At the Google I/O keynote, the Android team announced first-class support for Kotlin. This is a great step for Kotlin, and fantastic news for Android developers as well as the rest of our community. They’re thrilled with the opportunities this opens up.
For Android developers, Kotlin support is a chance to use a modern and powerful language, helping solve common headaches such as runtime exceptions and source code verbosity. Kotlin is easy to get started with and can be gradually introduced into existing projects, which means that your existing skills and technology investments are preserved.
Starting now, Android Studio 3.0 ships with Kotlin out of the box, meaning Android developers no longer need to install any extras or worry about compatibility. It also means that moving forward, you can rest assured that both JetBrains and Google will be supporting Android development in Kotlin.
In case you are concerned about other platforms that Kotlin supports (Kotlin/JVM for server and desktop, Kotlin/JS and Kotlin/Native), please be sure that they are as important for us as ever. Our vision here is to make Kotlin a uniform tool for end-to-end development of various applications bridging multiple platforms with the same language. This includes full-stack web applications, Android and iOS clients, embedded/IoT and much more.
Programming languages are just like human ones: the more people speak a language, the better. First-class support on Android will likely bring more users to Kotlin, and they expect the community to grow significantly. This means more libraries and tools developed in/for Kotlin, more experience shared, more Kotlin job offerings, more learning materials published, and so on. They are excited to see the Kotlin ecosystem flourish!
They will be partnering with Google to create a non-profit foundation for Kotlin. Language development will continue to be sponsored by JetBrains, and the Kotlin team (over 40 people and second largest team at the company) will operate as usual. Andrey Breslav remains the Lead Language Designer, and Kotlin will be developed under the same principles as before. They’ll keep our design processes open, because your feedback is critical for us in moving Kotlin in the right direction.

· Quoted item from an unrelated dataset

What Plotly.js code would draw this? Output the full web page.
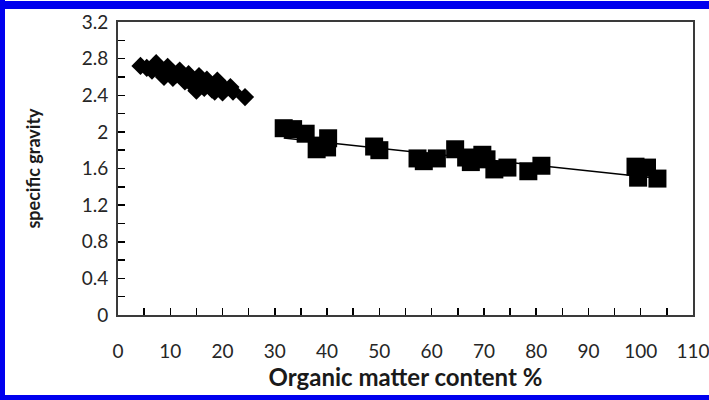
<!DOCTYPE html>
<html>
<head>
<meta charset="utf-8">
<script src="https://cdn.plot.ly/plotly-3.0.1.min.js"></script>
<style>
  html, body { margin: 0; padding: 0; background: #fff; }
  #wrap { position: relative; width: 709px; height: 400px; overflow: hidden; }
  #chart { position: absolute; left: 0; top: 0; width: 709px; height: 400px; }
  .bl { position: absolute; background: #0000ee; }
</style>
</head>
<body>
<div id="wrap">
  <div id="chart"></div>
  <div class="bl" style="left:0;top:1px;width:709px;height:8px;"></div>
  <div class="bl" style="left:0;top:0;width:5px;height:400px;"></div>
  <div class="bl" style="left:0;top:395px;width:709px;height:5px;"></div>
</div>
<script>
// Mineral-soil samples (diamonds)
const diamondX = [4.3, 5.5, 6.5, 7.3, 7.8, 8.3, 8.8, 9.5, 10, 10.5, 11, 11.8, 12.3, 12.8, 13.5, 14, 14.5, 15, 15.5, 16, 16.5, 17, 17.5, 18, 18.5, 19, 19.5, 20, 20.5, 21.5, 22, 24.3];
const diamondY = [2.72, 2.70, 2.67, 2.75, 2.70, 2.64, 2.60, 2.71, 2.66, 2.59, 2.62, 2.67, 2.61, 2.55, 2.63, 2.58, 2.50, 2.45, 2.61, 2.54, 2.48, 2.57, 2.52, 2.46, 2.44, 2.56, 2.50, 2.43, 2.47, 2.49, 2.44, 2.38];
// Organic samples (squares)
const squareX = [31.7, 33.5, 35.9, 38.0, 38.5, 40.2, 40.0, 49.0, 50.0, 57.3, 58.5, 61.0, 64.5, 66.6, 67.5, 69.7, 70.5, 72.0, 74.5, 78.5, 81.0, 99.0, 99.5, 101.2, 103.2];
const squareY = [2.04, 2.03, 1.98, 1.81, 1.85, 1.93, 1.83, 1.84, 1.80, 1.71, 1.68, 1.71, 1.81, 1.72, 1.67, 1.75, 1.70, 1.59, 1.61, 1.57, 1.63, 1.62, 1.50, 1.61, 1.49];

// Linear trendline fitted to the square series
function linFit(xs, ys) {
  const n = xs.length;
  const mx = xs.reduce((a, b) => a + b, 0) / n;
  const my = ys.reduce((a, b) => a + b, 0) / n;
  let sxy = 0, sxx = 0;
  for (let i = 0; i < n; i++) { sxy += (xs[i] - mx) * (ys[i] - my); sxx += (xs[i] - mx) ** 2; }
  const m = sxy / sxx;
  return { m: m, b: my - m * mx };
}
const fit = linFit(squareX, squareY);
const trendX = [Math.min(...squareX), Math.max(...squareX)];
const trendY = trendX.map(x => fit.m * x + fit.b);

const FONT = 'Lato, "Open Sans", sans-serif';

const traces = [
  { x: trendX, y: trendY, mode: 'lines', line: { color: '#000', width: 1.5 }, hoverinfo: 'skip' },
  { x: diamondX, y: diamondY, mode: 'markers', marker: { symbol: 'diamond', size: 14, color: '#000' } },
  { x: squareX, y: squareY, mode: 'markers', marker: { symbol: 'square', size: 18, color: '#000' } }
];

const axisCommon = {
  showgrid: false, zeroline: false,
  showline: true, linecolor: '#3a3a3a', linewidth: 2, mirror: true,
  ticks: 'inside', ticklen: 7, tickwidth: 1.5, tickcolor: '#000',
  ticklabeloverflow: 'allow',
  tickfont: { family: FONT, size: 19, color: '#262626' }
};

const layout = {
  width: 709, height: 400,
  margin: { l: 118, r: 16, t: 22, b: 85 },
  paper_bgcolor: '#fff', plot_bgcolor: '#fff',
  showlegend: false,
  xaxis: Object.assign({}, axisCommon, {
    range: [0, 110], tick0: 0, dtick: 10,
    ticklabelstandoff: 18,
    minor: { dtick: 5, ticks: 'inside', ticklen: 7, tickwidth: 1.5, tickcolor: '#000', showgrid: false },
    title: { text: 'Organic matter content %', font: { family: FONT, size: 24, color: '#1a1a1a', weight: 'bold' }, standoff: 5 }
  }),
  yaxis: Object.assign({}, axisCommon, {
    range: [0, 3.2], tick0: 0, dtick: 0.4,
    ticklabelstandoff: 4,
    minor: { dtick: 0.2, ticks: 'inside', ticklen: 7, tickwidth: 1.5, tickcolor: '#000', showgrid: false },
    title: { text: 'specific gravity', font: { family: FONT, size: 18, color: '#1a1a1a', weight: 'bold' }, standoff: 36 }
  })
};

Plotly.newPlot('chart', traces, layout, { displayModeBar: false, staticPlot: true });
</script>
</body>
</html>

If you’re at Google I/O, make sure you stop by one of the ‘Kotlin talks on the schedule. And of course, don’t forget to register for ‘KotlinConf’ in San Francisco in November. It will be an amazing event!
Is Kotlin going to become primarily focused on Android?
One of Kotlin’s goals is to be a language that is available on multiple platforms and this will always be the case. It will keep supporting and actively developing for Kotlin/JVM (server-side, desktop and other types of applications), and Kotlin/JS. They are working on Kotlin/Native for other platforms such as macOS, iOS and IoT/embedded systems.
How does this impact Kotlin’s release cycles?
Kotlin will continue to have its own independent release cycle from that of Android or Android Studio. The projects remain completely independent. Obviously there will be close collaboration between the product teams to make sure that Kotlin is always working correctly in Android Studio.
Who’s going to work on the Android Studio plugin?
JetBrains will continue to work on the Android Studio plugin, collaborating closely with the Android Studio team.
Will this affect the support for IntelliJ IDEA, Eclipse or Netbeans?
No. Kotlin continues to be a language that targets multiple platforms and support for other IDE’s will continue to be provided as before. Obviously emphasis will be placed on IntelliJ IDEA with hopefully community contributions on the other ones.
Will this affect support for macOS or iOS?
No. They still have plans to support both of these systems with Kotlin/Native and nothing has changed in this regard.
Is JetBrains going to be acquired by Google?
No. JetBrains has no plans of being acquired by any company. JetBrains is and continues to be an independent tool vendor catering to developers regardless of their platform or language of choice.